PRINCE GEORGE – The Prince George Air Improvement Roundtable has received $11,000 in funding from the provincial government to encourage local residents to trade in older, higher-polluting wood stoves for new emissions-certified stoves.

“Since wood smoke contributes to air pollution, the Wood Stove Exchange Program helps our environment by replacing old stoves with newer, more efficient models,” Prince George-Mackenzie MLA Mike Morris said.

The Wood Stove Exchange Program helps homeowners by providing them with a $250 rebate when a new wood-burning, pellet or natural gas stove is purchased and an older model retired. These new emissions-certified wood stoves burn one-third less wood and reduce smoke and particulates entering the atmosphere by 70 per cent or more.

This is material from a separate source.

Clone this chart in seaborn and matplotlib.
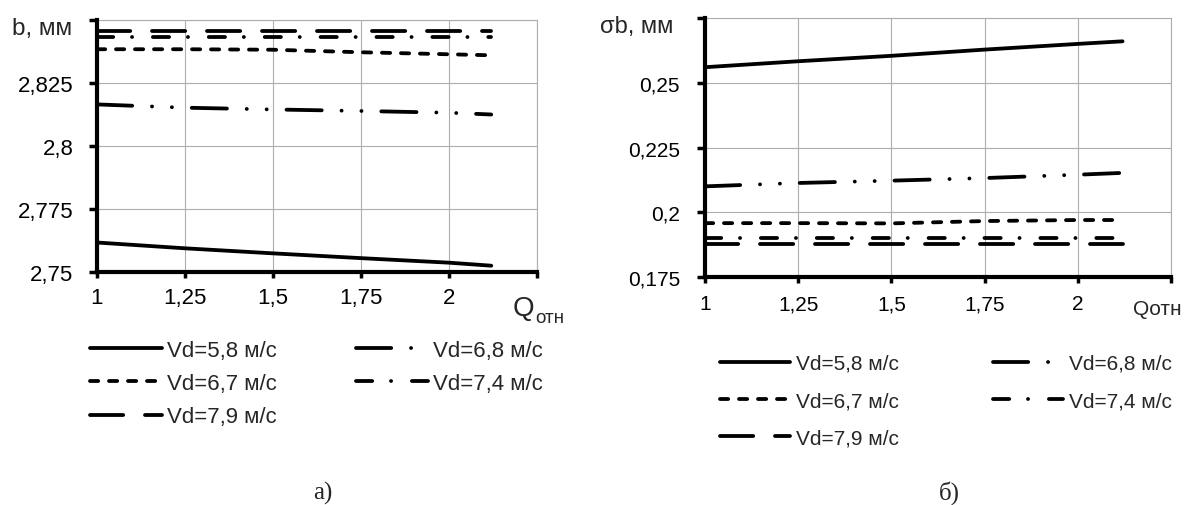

“The Wood Stove Exchange program provides an incentive for people who want to replace their current wood burning stoves with more efficient models,” Prince George-Valemount MLA Shirley Bond said. “As we work to improve air quality, this is one way residents can do their part.”

The Provincial Wood Stove Exchange Program is run on a community level with local governments applying for the funding to implement an exchange program. It’s managed by the Wood Stove Exchange Steering Committee, which has representation from the provincial government, local governments or community groups, the BC Lung Association, the Wood Energy Technicians of BC (WET BC), along with manufacturers, suppliers and dealers of wood-burning and other fuel appliances.

Thirteen B.C. communities have received $190,000 in Wood Stove Exchange Program funding this year, which will also be used towards educational materials and workshops in the communities to better inform residents on clean wood burning. It is hoped that 600 stoves will be exchanged this year thanks to the program.

Since 2008, the provincial government has invested $2.5 million into the program, resulting in the purchase of more than 6600 cleaner burning models. This equates to an annual estimated reduction of 410 tonnes of particulate matter being pumped into the air.

In British Columbia, all new wood stoves and inserts sold must meet Canadian Standards Association (CSA) or U.S. Environmental Protection Agency (EPA) emission standards.